Argon Plasma Polishing Dramatically Boosts Efficiency, Stability of Perovskite Cells

Jun 12, 2025 08:03 AM ET
  • Nankai University’s argon-plasma polishing removes surface defects, lifting perovskite solar-cell efficiency to 23.5 % and boosting stability, paving the way for scalable production.
Argon Plasma Polishing Dramatically Boosts Efficiency, Stability of Perovskite Cells

Researchers at China’s Nankai University have unveiled an elegant yet powerful tweak to the fabrication of perovskite solar cells—argon-plasma polishing (APP)—that lifts both their power output and long-term durability.

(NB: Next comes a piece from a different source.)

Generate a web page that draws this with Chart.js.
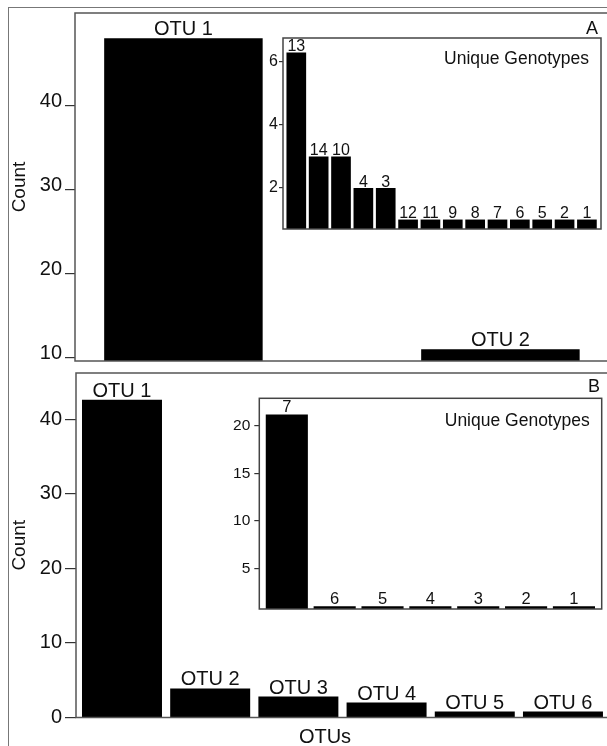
<!DOCTYPE html>
<html>
<head>
<meta charset="utf-8">
<script src="https://cdn.jsdelivr.net/npm/chart.js@4"></script>
<style>
  html, body { margin: 0; padding: 0; width: 607px; height: 746px; overflow: hidden; background: #fff; }
  #outer { position: absolute; left: 8px; top: 7px; width: 640px; height: 780px;
           border-left: 1.5px solid #777; border-top: 1.5px solid #777; }
  canvas { position: absolute; }
</style>
</head>
<body>
<div id="outer"></div>
<canvas id="mainA" width="615" height="366" style="left:0;top:0"></canvas>
<canvas id="insetA" width="352" height="210" style="left:255px;top:28px"></canvas>
<canvas id="mainB" width="615" height="380" style="left:0;top:366px"></canvas>
<canvas id="insetB" width="385" height="232" style="left:222px;top:388px"></canvas>
<script>
/* panel A */
const otusA = ['OTU 1', 'OTU 2'];
const countsA = [48, 11];
const ticksA = [10, 20, 30, 40];
const genotypesA = ['13', '14', '10', '4', '3', '12', '11', '9', '8', '7', '6', '5', '2', '1'];
const genoCountsA = [6.3, 3, 3, 2, 2, 1, 1, 1, 1, 1, 1, 1, 1, 1];
const genoTicksA = [2, 4, 6];

/* panel B */
const otusB = ['OTU 1', 'OTU 2', 'OTU 3', 'OTU 4', 'OTU 5', 'OTU 6'];
const countsB = [42.6, 3.9, 2.8, 2.0, 0.8, 0.8];
const ticksB = [0, 10, 20, 30, 40];
const genotypesB = ['7', '6', '5', '4', '3', '2', '1'];
const genoCountsB = [21.2, 1, 1, 1, 1, 1, 1];
const genoTicksB = [5, 10, 15, 20];

const FONT = '"Liberation Sans", Arial, Helvetica, sans-serif';
Chart.defaults.font.family = FONT;
Chart.defaults.color = '#111';

// text above each bar
const barLabels = {
  id: 'barLabels',
  afterDatasetsDraw(chart, args, opts) {
    const { ctx } = chart;
    ctx.save();
    ctx.font = `${opts.size}px ${FONT}`;
    ctx.fillStyle = '#111';
    ctx.textAlign = 'center';
    ctx.textBaseline = 'alphabetic';
    chart.getDatasetMeta(0).data.forEach((bar, i) => {
      ctx.fillText(opts.labels[i], bar.x, bar.y - opts.gap);
    });
    ctx.restore();
  }
};

// box around the plot area + loose texts
const frame = {
  id: 'frame',
  afterDraw(chart, args, opts) {
    const { ctx, chartArea: a } = chart;
    ctx.save();
    ctx.strokeStyle = opts.color;
    ctx.lineWidth = opts.width;
    ctx.strokeRect(a.left, a.top, a.right - a.left, a.bottom - a.top);
    ctx.fillStyle = '#111';
    ctx.textBaseline = 'alphabetic';
    (opts.notes || []).forEach((n) => {
      const x = n.from.includes('right') ? a.right + n.dx : a.left + n.dx;
      const y = n.from.includes('bottom') ? a.bottom + n.dy : a.top + n.dy;
      ctx.font = `${n.size}px ${FONT}`;
      ctx.textAlign = n.align;
      ctx.fillText(n.text, x, y);
    });
    ctx.restore();
  }
};

function barChart(id, o) {
  return new Chart(document.getElementById(id), {
    type: 'bar',
    data: {
      datasets: [{
        data: o.values.map((v, i) => ({ x: i, y: v })),
        backgroundColor: '#000',
        borderWidth: 0,
        barPercentage: o.barPct,
        categoryPercentage: 1,
        clip: 0,
      }],
    },
    options: {
      responsive: false,
      animation: false,
      devicePixelRatio: 1,
      layout: { padding: o.pad },
      plugins: {
        legend: { display: false },
        tooltip: { enabled: false },
        barLabels: { labels: o.labels, size: o.labelSize, gap: o.labelGap },
        frame: { color: o.frameColor, width: 1.5, notes: o.notes },
      },
      scales: {
        x: {
          type: 'linear', min: o.xMin, max: o.xMax, offset: false,
          ticks: { display: false }, grid: { display: false, offset: false }, border: { display: false },
          afterBuildTicks: (s) => { s.ticks = o.values.map((v, i) => ({ value: i })); },
          afterFit: (s) => { s.height = 0; s.paddingLeft = 0; s.paddingRight = 0; },
        },
        y: {
          min: o.yMin, max: o.yMax,
          afterBuildTicks: (s) => { s.ticks = o.ticks.map((v) => ({ value: v })); },
          ticks: {
            padding: o.tickPad,
            font: { size: o.tickSize, lineHeight: o.tickLine || 1.2 },
            color: '#111',
            callback: o.raise ? (v) => [String(v), ''] : (v) => String(v),
          },
          grid: { drawOnChartArea: false, drawTicks: true, tickLength: o.tickLen, color: '#333', lineWidth: 1.2 },
          border: { display: false },
          title: o.title
            ? { display: true, text: o.title, font: { size: 19 }, color: '#111', padding: { top: 8, bottom: 0 } }
            : { display: false },
          afterFit: (s) => { s.width = o.axisW; s.paddingTop = 0; s.paddingBottom = 0; },
        },
      },
    },
    plugins: [barLabels, frame],
  });
}

barChart('mainA', {
  values: countsA, labels: otusA, ticks: ticksA,
  xMin: -0.342, xMax: 1.352, barPct: 0.5,
  yMin: 9.6, yMax: 51,
  pad: { left: 0, top: 13, right: 3, bottom: 5 }, axisW: 75,
  tickSize: 20, tickPad: 3, tickLen: 10, raise: true, tickLine: 0.4,
  title: 'Count', labelSize: 20, labelGap: 3.5, frameColor: '#555',
  notes: [{ text: 'A', size: 18, align: 'right', from: 'topright', dx: -14, dy: 20.5 }],
});

barChart('insetA', {
  values: genoCountsA, labels: genotypesA, ticks: genoTicksA,
  xMin: -0.595, xMax: 13.63, barPct: 0.88,
  yMin: 0.7, yMax: 6.76,
  pad: { left: 0, top: 10, right: 6, bottom: 9 }, axisW: 28,
  tickSize: 16, tickPad: 1, tickLen: 4,
  labelSize: 16, labelGap: 1.5, frameColor: '#444',
  notes: [{ text: 'Unique Genotypes', size: 17.5, align: 'right', from: 'topright', dx: -12, dy: 25.5 }],
});

barChart('mainB', {
  values: countsB, labels: otusB, ticks: ticksB,
  xMin: -0.5215, xMax: 5.556, barPct: 0.907,
  yMin: 0, yMax: 46.2,
  pad: { left: 0, top: 7, right: 3, bottom: 28.5 }, axisW: 76,
  tickSize: 20, tickPad: 3, tickLen: 11,
  title: 'Count', labelSize: 20, labelGap: 3, frameColor: '#555',
  notes: [
    { text: 'B', size: 18, align: 'right', from: 'topright', dx: -12, dy: 18.7 },
    { text: 'OTUs', size: 20, align: 'center', from: 'bottomleft', dx: 249, dy: 25.5 },
  ],
});

barChart('insetB', {
  values: genoCountsB, labels: genotypesB, ticks: genoTicksB,
  xMin: -0.575, xMax: 6.58, barPct: 0.88,
  yMin: 0.71, yMax: 22.9,
  pad: { left: 0, top: 10.3, right: 5.3, bottom: 11 }, axisW: 37.3,
  tickSize: 15.5, tickPad: 4, tickLen: 5,
  labelSize: 16.5, labelGap: 2, frameColor: '#444',
  notes: [{ text: 'Unique Genotypes', size: 17.5, align: 'right', from: 'topright', dx: -12, dy: 27.5 }],
});
</script>
</body>
</html>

Perovskite films are prized for low-cost, high-gain photovoltaics, but their uppermost few nanometres often harbour “soft” lattice defects and lingering by-products from solution processing. These microscopic flaws accelerate non-radiative recombination, robbing devices of voltage and shortening their service life. The Nankai team discovered that a brief APP exposure acts like a nanoscale buffer: it vaporises adsorbed impurities, selectively removes iodine-rich residues, and leaves behind a smoother, lead-rich surface poised for further engineering.

That re-sculpted surface is then passivated with a thin two-dimensional perovskite layer, forming a high-quality 2D/3D heterointerface that blocks ion migration while shuttling charge carriers more freely. Cells built on standard glass/FTO substrates with SnO₂ hole transport layers, Spiro-OMeTAD electron transport layers and gold contacts posted striking gains. Devices treated with APP recorded a power-conversion efficiency of 23.53 %, up from about 22 % for untreated controls. The jump was driven mainly by a 40-mV rise in open-circuit voltage—direct evidence that fewer defects are wasting photons as heat—plus a modest boost in current density and a fill factor above 81 %.

Stability tests underscore the practical upside. Under ambient conditions (25 % RH, 120 °C anneal, one-sun illumination) the polished cells retained over 80 % of their initial efficiency after four weeks, whereas reference devices slid to 73 % in the same period. Importantly, the APP protocol proved compatible with a variety of organic ammonium salts, suggesting it could be slotted into existing roll-to-roll perovskite lines without major retooling.

While today’s champion silicon PV modules operate near 26 % efficiency, perovskite technology is racing up the curve; incremental advances like APP chip away at long-standing stability concerns that have slowed commercial uptake. The authors argue their plasma polishing strategy is both scalable and solvent-free, pointing to a path for gigawatt-scale production of more robust, high-voltage perovskite modules. If adopted widely, the technique could bring perovskite-enabled tandem and standalone solar panels to market sooner—and at lower cost—accelerating the transition to carbon-free power.